- Objective -
Quote each line of the material verbatim, without the pictures.

+++ Given information +++

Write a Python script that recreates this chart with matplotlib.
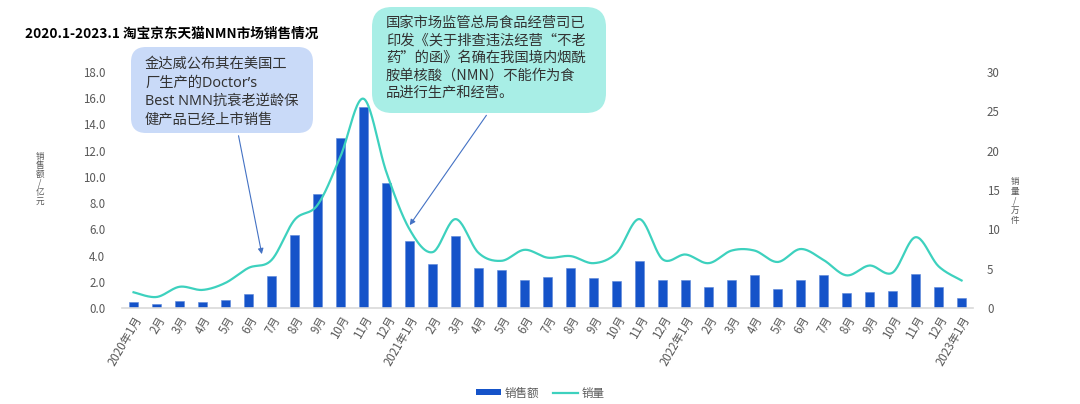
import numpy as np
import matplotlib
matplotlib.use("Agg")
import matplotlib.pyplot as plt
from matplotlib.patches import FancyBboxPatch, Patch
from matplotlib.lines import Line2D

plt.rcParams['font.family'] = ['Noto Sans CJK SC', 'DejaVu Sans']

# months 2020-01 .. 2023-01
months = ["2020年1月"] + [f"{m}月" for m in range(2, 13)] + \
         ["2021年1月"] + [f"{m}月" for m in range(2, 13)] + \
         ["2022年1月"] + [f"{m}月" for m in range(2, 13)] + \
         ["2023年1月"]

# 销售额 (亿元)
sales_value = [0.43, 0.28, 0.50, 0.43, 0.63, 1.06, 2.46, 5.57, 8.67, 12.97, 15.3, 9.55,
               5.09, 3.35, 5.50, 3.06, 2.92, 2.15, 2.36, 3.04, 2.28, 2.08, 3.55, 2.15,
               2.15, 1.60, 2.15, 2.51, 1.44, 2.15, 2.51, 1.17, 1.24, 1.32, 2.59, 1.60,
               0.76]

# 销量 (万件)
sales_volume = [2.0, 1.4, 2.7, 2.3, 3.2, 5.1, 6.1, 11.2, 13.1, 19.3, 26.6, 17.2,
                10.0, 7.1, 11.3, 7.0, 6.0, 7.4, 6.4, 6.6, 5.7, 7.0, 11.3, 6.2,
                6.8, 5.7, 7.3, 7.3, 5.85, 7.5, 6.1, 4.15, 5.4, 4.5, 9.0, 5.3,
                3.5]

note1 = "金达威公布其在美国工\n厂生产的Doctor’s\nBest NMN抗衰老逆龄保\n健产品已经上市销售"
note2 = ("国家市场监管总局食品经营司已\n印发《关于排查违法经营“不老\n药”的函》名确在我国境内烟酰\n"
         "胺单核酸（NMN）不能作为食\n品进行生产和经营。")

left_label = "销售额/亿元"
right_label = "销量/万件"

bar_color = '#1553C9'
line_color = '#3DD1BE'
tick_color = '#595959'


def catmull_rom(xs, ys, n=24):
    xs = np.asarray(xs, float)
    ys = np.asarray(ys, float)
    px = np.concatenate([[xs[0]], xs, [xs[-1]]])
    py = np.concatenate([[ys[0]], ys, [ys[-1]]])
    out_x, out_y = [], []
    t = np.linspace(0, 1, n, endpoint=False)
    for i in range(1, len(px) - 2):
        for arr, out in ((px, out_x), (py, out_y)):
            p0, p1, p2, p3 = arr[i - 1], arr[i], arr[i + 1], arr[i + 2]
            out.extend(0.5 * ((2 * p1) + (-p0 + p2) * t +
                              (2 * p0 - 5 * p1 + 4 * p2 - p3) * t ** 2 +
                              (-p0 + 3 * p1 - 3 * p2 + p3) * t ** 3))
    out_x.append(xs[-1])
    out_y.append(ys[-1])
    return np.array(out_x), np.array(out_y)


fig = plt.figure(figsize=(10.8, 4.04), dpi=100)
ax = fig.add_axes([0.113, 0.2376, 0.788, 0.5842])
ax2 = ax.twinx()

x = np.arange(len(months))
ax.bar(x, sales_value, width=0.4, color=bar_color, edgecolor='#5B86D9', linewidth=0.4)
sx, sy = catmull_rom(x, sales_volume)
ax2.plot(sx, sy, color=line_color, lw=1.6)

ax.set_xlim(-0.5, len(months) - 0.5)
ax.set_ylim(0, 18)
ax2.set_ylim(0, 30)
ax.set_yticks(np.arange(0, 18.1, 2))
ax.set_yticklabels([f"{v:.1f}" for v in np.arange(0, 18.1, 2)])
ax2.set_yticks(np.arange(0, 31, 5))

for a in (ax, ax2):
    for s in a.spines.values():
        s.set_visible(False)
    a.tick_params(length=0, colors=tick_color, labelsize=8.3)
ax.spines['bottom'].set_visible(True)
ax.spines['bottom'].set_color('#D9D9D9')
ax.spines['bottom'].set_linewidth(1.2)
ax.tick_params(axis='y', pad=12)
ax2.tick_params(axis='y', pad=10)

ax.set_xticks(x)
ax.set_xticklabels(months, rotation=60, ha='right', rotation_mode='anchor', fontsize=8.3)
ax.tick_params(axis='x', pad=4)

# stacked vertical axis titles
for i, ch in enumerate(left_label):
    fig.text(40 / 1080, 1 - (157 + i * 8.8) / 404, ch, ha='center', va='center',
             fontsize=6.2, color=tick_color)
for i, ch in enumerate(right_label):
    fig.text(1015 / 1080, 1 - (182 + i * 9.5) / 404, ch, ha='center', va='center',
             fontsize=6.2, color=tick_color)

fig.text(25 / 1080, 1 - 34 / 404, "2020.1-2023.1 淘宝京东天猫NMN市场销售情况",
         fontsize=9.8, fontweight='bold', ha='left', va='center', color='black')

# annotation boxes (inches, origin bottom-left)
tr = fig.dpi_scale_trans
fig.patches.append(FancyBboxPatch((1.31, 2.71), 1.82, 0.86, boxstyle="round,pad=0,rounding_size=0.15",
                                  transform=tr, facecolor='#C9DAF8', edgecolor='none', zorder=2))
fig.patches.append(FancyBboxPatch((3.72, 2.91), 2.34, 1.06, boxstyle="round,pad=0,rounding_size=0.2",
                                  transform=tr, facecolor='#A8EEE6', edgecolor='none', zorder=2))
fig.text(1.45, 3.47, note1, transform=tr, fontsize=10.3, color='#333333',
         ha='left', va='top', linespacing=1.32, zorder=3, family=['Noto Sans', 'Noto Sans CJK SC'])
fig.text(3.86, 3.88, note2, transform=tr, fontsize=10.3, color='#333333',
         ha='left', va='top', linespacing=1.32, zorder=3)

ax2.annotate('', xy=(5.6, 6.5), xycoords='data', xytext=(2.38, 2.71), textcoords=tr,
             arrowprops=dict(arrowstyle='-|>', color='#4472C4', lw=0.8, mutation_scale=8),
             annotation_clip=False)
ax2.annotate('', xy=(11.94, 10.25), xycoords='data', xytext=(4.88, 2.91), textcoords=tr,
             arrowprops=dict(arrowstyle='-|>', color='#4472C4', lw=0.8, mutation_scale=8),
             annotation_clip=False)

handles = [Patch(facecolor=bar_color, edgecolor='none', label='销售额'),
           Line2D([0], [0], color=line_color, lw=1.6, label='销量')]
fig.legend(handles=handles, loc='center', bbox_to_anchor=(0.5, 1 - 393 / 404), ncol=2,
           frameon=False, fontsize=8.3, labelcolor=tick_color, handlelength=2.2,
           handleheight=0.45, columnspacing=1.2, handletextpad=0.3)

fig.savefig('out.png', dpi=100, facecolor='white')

+++

- Result of this task -
Write a Python script that recreates this chart with matplotlib.
import numpy as np
import matplotlib
matplotlib.use("Agg")
import matplotlib.pyplot as plt
from matplotlib.patches import FancyBboxPatch, Patch
from matplotlib.lines import Line2D

plt.rcParams['font.family'] = ['Noto Sans CJK SC', 'DejaVu Sans']

# months 2020-01 .. 2023-01
months = ["2020年1月"] + [f"{m}月" for m in range(2, 13)] + \
         ["2021年1月"] + [f"{m}月" for m in range(2, 13)] + \
         ["2022年1月"] + [f"{m}月" for m in range(2, 13)] + \
         ["2023年1月"]

# 销售额 (亿元)
sales_value = [0.43, 0.28, 0.50, 0.43, 0.63, 1.06, 2.46, 5.57, 8.67, 12.97, 15.3, 9.55,
               5.09, 3.35, 5.50, 3.06, 2.92, 2.15, 2.36, 3.04, 2.28, 2.08, 3.55, 2.15,
               2.15, 1.60, 2.15, 2.51, 1.44, 2.15, 2.51, 1.17, 1.24, 1.32, 2.59, 1.60,
               0.76]

# 销量 (万件)
sales_volume = [2.0, 1.4, 2.7, 2.3, 3.2, 5.1, 6.1, 11.2, 13.1, 19.3, 26.6, 17.2,
                10.0, 7.1, 11.3, 7.0, 6.0, 7.4, 6.4, 6.6, 5.7, 7.0, 11.3, 6.2,
                6.8, 5.7, 7.3, 7.3, 5.85, 7.5, 6.1, 4.15, 5.4, 4.5, 9.0, 5.3,
                3.5]

note1 = "金达威公布其在美国工\n厂生产的Doctor’s\nBest NMN抗衰老逆龄保\n健产品已经上市销售"
note2 = ("国家市场监管总局食品经营司已\n印发《关于排查违法经营“不老\n药”的函》名确在我国境内烟酰\n"
         "胺单核酸（NMN）不能作为食\n品进行生产和经营。")

left_label = "销售额/亿元"
right_label = "销量/万件"

bar_color = '#1553C9'
line_color = '#3DD1BE'
tick_color = '#595959'


def catmull_rom(xs, ys, n=24):
    xs = np.asarray(xs, float)
    ys = np.asarray(ys, float)
    px = np.concatenate([[xs[0]], xs, [xs[-1]]])
    py = np.concatenate([[ys[0]], ys, [ys[-1]]])
    out_x, out_y = [], []
    t = np.linspace(0, 1, n, endpoint=False)
    for i in range(1, len(px) - 2):
        for arr, out in ((px, out_x), (py, out_y)):
            p0, p1, p2, p3 = arr[i - 1], arr[i], arr[i + 1], arr[i + 2]
            out.extend(0.5 * ((2 * p1) + (-p0 + p2) * t +
                              (2 * p0 - 5 * p1 + 4 * p2 - p3) * t ** 2 +
                              (-p0 + 3 * p1 - 3 * p2 + p3) * t ** 3))
    out_x.append(xs[-1])
    out_y.append(ys[-1])
    return np.array(out_x), np.array(out_y)


fig = plt.figure(figsize=(10.8, 4.04), dpi=100)
ax = fig.add_axes([0.113, 0.2376, 0.788, 0.5842])
ax2 = ax.twinx()

x = np.arange(len(months))
ax.bar(x, sales_value, width=0.4, color=bar_color, edgecolor='#5B86D9', linewidth=0.4)
sx, sy = catmull_rom(x, sales_volume)
ax2.plot(sx, sy, color=line_color, lw=1.6)

ax.set_xlim(-0.5, len(months) - 0.5)
ax.set_ylim(0, 18)
ax2.set_ylim(0, 30)
ax.set_yticks(np.arange(0, 18.1, 2))
ax.set_yticklabels([f"{v:.1f}" for v in np.arange(0, 18.1, 2)])
ax2.set_yticks(np.arange(0, 31, 5))

for a in (ax, ax2):
    for s in a.spines.values():
        s.set_visible(False)
    a.tick_params(length=0, colors=tick_color, labelsize=8.3)
ax.spines['bottom'].set_visible(True)
ax.spines['bottom'].set_color('#D9D9D9')
ax.spines['bottom'].set_linewidth(1.2)
ax.tick_params(axis='y', pad=12)
ax2.tick_params(axis='y', pad=10)

ax.set_xticks(x)
ax.set_xticklabels(months, rotation=60, ha='right', rotation_mode='anchor', fontsize=8.3)
ax.tick_params(axis='x', pad=4)

# stacked vertical axis titles
for i, ch in enumerate(left_label):
    fig.text(40 / 1080, 1 - (157 + i * 8.8) / 404, ch, ha='center', va='center',
             fontsize=6.2, color=tick_color)
for i, ch in enumerate(right_label):
    fig.text(1015 / 1080, 1 - (182 + i * 9.5) / 404, ch, ha='center', va='center',
             fontsize=6.2, color=tick_color)

fig.text(25 / 1080, 1 - 34 / 404, "2020.1-2023.1 淘宝京东天猫NMN市场销售情况",
         fontsize=9.8, fontweight='bold', ha='left', va='center', color='black')

# annotation boxes (inches, origin bottom-left)
tr = fig.dpi_scale_trans
fig.patches.append(FancyBboxPatch((1.31, 2.71), 1.82, 0.86, boxstyle="round,pad=0,rounding_size=0.15",
                                  transform=tr, facecolor='#C9DAF8', edgecolor='none', zorder=2))
fig.patches.append(FancyBboxPatch((3.72, 2.91), 2.34, 1.06, boxstyle="round,pad=0,rounding_size=0.2",
                                  transform=tr, facecolor='#A8EEE6', edgecolor='none', zorder=2))
fig.text(1.45, 3.47, note1, transform=tr, fontsize=10.3, color='#333333',
         ha='left', va='top', linespacing=1.32, zorder=3, family=['Noto Sans', 'Noto Sans CJK SC'])
fig.text(3.86, 3.88, note2, transform=tr, fontsize=10.3, color='#333333',
         ha='left', va='top', linespacing=1.32, zorder=3)

ax2.annotate('', xy=(5.6, 6.5), xycoords='data', xytext=(2.38, 2.71), textcoords=tr,
             arrowprops=dict(arrowstyle='-|>', color='#4472C4', lw=0.8, mutation_scale=8),
             annotation_clip=False)
ax2.annotate('', xy=(11.94, 10.25), xycoords='data', xytext=(4.88, 2.91), textcoords=tr,
             arrowprops=dict(arrowstyle='-|>', color='#4472C4', lw=0.8, mutation_scale=8),
             annotation_clip=False)

handles = [Patch(facecolor=bar_color, edgecolor='none', label='销售额'),
           Line2D([0], [0], color=line_color, lw=1.6, label='销量')]
fig.legend(handles=handles, loc='center', bbox_to_anchor=(0.5, 1 - 393 / 404), ncol=2,
           frameon=False, fontsize=8.3, labelcolor=tick_color, handlelength=2.2,
           handleheight=0.45, columnspacing=1.2, handletextpad=0.3)

fig.savefig('out.png', dpi=100, facecolor='white')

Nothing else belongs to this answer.